For the 30 largest receiving institutions, the implementation costs were pegged at a total of $109 million, while incremental operating costs were estimated at $10 million annually. For all other receiving banks, the implementation costs were estimated to be $9 million, while incremental operating costs were tabbed at $39 million per year.

Nacha also projected that the number of same-day transactions will increase sharply from just 37 million in 2016 to 1.37 billion in 2027. The largest categories of same-day payments are expected to be business-to-business transactions, person-to-person payments, and e-commerce transactions.

At two regional payments associations, the initial response to Nacha's proposal was generally positive.

Dennis Simmons, president of the Southwestern Automated Clearing House Association, said that his organization supported the 2012 proposal for same-day payments. He added, "I think the changes that have been brought forth by the Nacha staff make it even better from our perspective."

Simmons said that he recently spoke about the plan with an executive at a bank that predominantly originates electronic transactions, and therefore would have to pay the 8.2 cent fee more often that it would receive the fee. "He said, 'I'm willing to do it,'" Simmons recalled.

The 2012 proposal met resistance from bankers on the West Coast, who would have had to submit their transactions by 11 a.m. Pacific time in order to squeeze into the same-day window. With the new proposal, Nacha has made changes designed to appeal more to West Coast banks.

"That is a very big issue," said William Schoch, president and chief executive officer of the Western Payments Alliance, or WesPay. "I think Nacha has done everything they can do."

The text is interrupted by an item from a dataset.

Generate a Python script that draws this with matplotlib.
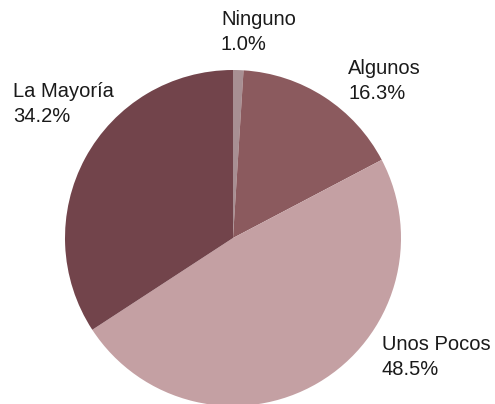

"I think that generally our members believe that expediting the settlement in the ACH network is the right way to go," he said, though he noted that some of the organization's members have raised concerns about the cost of upgrading the current system.

Nacha's proposal is one of several ongoing initiatives designed to push the banking industry in the direction of faster payments.

A highly anticipated report from the Federal Reserve, which is expected to lay out a multiyear roadmap for a real-time payment system, is expected to be released later this month.

That proposal would involve building a faster payment option for a small subset of transactions — approximately 10-12% of all U.S. payments, Dan Gonzalez, a vice president at the Federal Reserve Bank of Chicago, said at an industry conference in October.

Nacha's Estep, emphasized that the two approaches — the Fed's real-time payments proposal and the same-day system — will work in tandem to speed up consumer payments.

"Same-day ACH has its place with real-time payments in the United States because they are complementary," Estep said, describing her group's proposed rule as "a foundation for innovation."

In addition, The Clearing House recently announced plans to build a real-time system for settling payments. The Clearing House said in its statement Tuesday that same-day ACH transactions will "complement" its own real-time payments initiative.